Acerca de dados, percebe-se, de outro lado, que o país avançou bastante. Reconhece o princípio da transparência pública, possui Lei de Acesso à Informação e outros instrumentos jurídicos para viabilizar tal princípio que deveria ser basilar em qualquer regime que se diga republicado (centrado no bem comum e na coisa pública) e democrático (em que a soberania está no povo). Ocorre que, curiosamente, os cientistas e toda a sociedade tiveram e estão tendo de lidar, em plena pandemia, com falta, atraso na divulgação e incertezas ou imprecisão de dados. Isto dificulta a realização de pesquisas e formulação de respostas mais rápidas e mais seguras – embora, frise-se, tenham aqueles que estão engajados e os resultados obtidos deveriam ser implementados.

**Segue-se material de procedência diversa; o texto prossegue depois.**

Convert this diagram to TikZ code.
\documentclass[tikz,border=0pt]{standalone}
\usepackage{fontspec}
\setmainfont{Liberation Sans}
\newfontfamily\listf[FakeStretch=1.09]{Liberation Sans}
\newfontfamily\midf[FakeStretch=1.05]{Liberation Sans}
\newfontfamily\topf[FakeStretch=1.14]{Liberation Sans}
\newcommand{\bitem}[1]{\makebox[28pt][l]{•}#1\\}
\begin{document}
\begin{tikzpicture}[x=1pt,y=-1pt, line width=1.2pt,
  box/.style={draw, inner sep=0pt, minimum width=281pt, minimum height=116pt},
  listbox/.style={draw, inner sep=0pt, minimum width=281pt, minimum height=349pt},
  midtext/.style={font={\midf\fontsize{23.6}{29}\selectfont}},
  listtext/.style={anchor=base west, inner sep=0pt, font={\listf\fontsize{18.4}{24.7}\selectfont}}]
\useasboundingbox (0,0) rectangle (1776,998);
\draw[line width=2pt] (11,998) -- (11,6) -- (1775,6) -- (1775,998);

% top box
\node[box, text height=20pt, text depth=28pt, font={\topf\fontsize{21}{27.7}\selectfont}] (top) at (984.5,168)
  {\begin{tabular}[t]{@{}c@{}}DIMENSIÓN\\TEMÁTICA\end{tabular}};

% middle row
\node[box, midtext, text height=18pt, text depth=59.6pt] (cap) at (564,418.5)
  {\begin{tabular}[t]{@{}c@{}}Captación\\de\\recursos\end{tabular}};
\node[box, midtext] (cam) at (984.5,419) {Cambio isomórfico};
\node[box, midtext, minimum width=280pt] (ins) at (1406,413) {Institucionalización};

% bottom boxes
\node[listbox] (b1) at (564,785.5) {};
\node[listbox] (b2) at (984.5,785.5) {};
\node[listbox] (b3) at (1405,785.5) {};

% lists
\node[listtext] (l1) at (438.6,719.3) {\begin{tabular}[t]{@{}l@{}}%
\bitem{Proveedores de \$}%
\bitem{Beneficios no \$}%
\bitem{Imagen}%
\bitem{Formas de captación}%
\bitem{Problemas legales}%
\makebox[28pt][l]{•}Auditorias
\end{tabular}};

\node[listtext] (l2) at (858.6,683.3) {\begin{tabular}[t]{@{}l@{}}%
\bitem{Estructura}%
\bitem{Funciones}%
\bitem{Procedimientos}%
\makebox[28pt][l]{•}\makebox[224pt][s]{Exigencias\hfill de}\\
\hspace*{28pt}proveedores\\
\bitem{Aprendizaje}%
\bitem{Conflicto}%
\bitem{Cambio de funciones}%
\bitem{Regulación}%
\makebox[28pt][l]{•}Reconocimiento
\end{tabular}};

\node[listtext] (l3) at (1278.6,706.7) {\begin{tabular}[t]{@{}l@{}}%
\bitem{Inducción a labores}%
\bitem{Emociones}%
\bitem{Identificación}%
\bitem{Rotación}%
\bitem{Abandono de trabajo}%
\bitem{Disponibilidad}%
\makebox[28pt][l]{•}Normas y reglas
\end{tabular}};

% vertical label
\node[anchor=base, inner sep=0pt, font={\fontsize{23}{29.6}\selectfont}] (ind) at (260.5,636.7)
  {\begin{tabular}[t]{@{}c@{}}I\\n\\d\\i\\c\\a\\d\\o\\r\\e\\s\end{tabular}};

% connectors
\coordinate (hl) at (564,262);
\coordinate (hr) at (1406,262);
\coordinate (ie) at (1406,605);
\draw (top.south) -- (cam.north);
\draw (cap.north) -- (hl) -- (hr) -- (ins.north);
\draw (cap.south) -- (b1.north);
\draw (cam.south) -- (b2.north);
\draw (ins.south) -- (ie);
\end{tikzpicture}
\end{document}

De alguma forma, tudo isso demonstra a tendência histórica da política brasileira prática em desvalorizar a educação e a ciência. Lembre-se que há exceções, mas a regra infelizmente tem sido esta, tanto que se diferente fosse, o caos não estaria instalado no país. Foi triste, entre outros, saber que muitas escolas no país tinham de fechar o quanto antes pela ausência de água e itens de higiene pessoal. Note-se, nem se estava cogitando a presença de totens de álcool gel, porém de elementos ainda mais básicos, que garantiriam não só prevenção em face do coronavírus, mas de outras doenças.

Aprender com o passado, inclusive com o vivido em 2020 que em poucos dias se tornará página da história, embora com efeitos projetados para médio, curto e longo prazo, ainda é possível. Quisera mudanças substanciais acontecessem para suprir as faltas acima apontadas e que houvesse no Brasil um rearranjo federativo voltado ao bem comum: alinhar-se quanto à imperiosa necessidade de que, sob a lição da ciência, dê respostas políticas mais transparentes e seguras, educando-se e educando a todos em um processo de efetiva transformação para resultados sustentáveis sociais, políticos e econômicos.

Há esperança de que isso tenha se tornado evidente, afinal, questão de sobrevivência, cabendo a cada um ser agente colaborador – sim, a ideia é a da mais ampla concepção de agentes políticos, sendo cada um convidado ao exercício da cidadania ativa na promoção da saúde e da vida. Esperança é palavra para a ciência? O artigo acima comentado o mencionou duas vezes. Somarei ao coro na defesa de uma nova abordagem das políticas de anticontágio no Brasil, recordando que esperança realizável exige ação amparada em evidências científicas.

Aline da Silva Freitas é professora de Direito Público da Universidade Presbiteriana Mackenzie, onde se titulou Mestre em Direito Político e Econômico. Doutoranda em Direitos Humanos pela Universidade de São Paulo.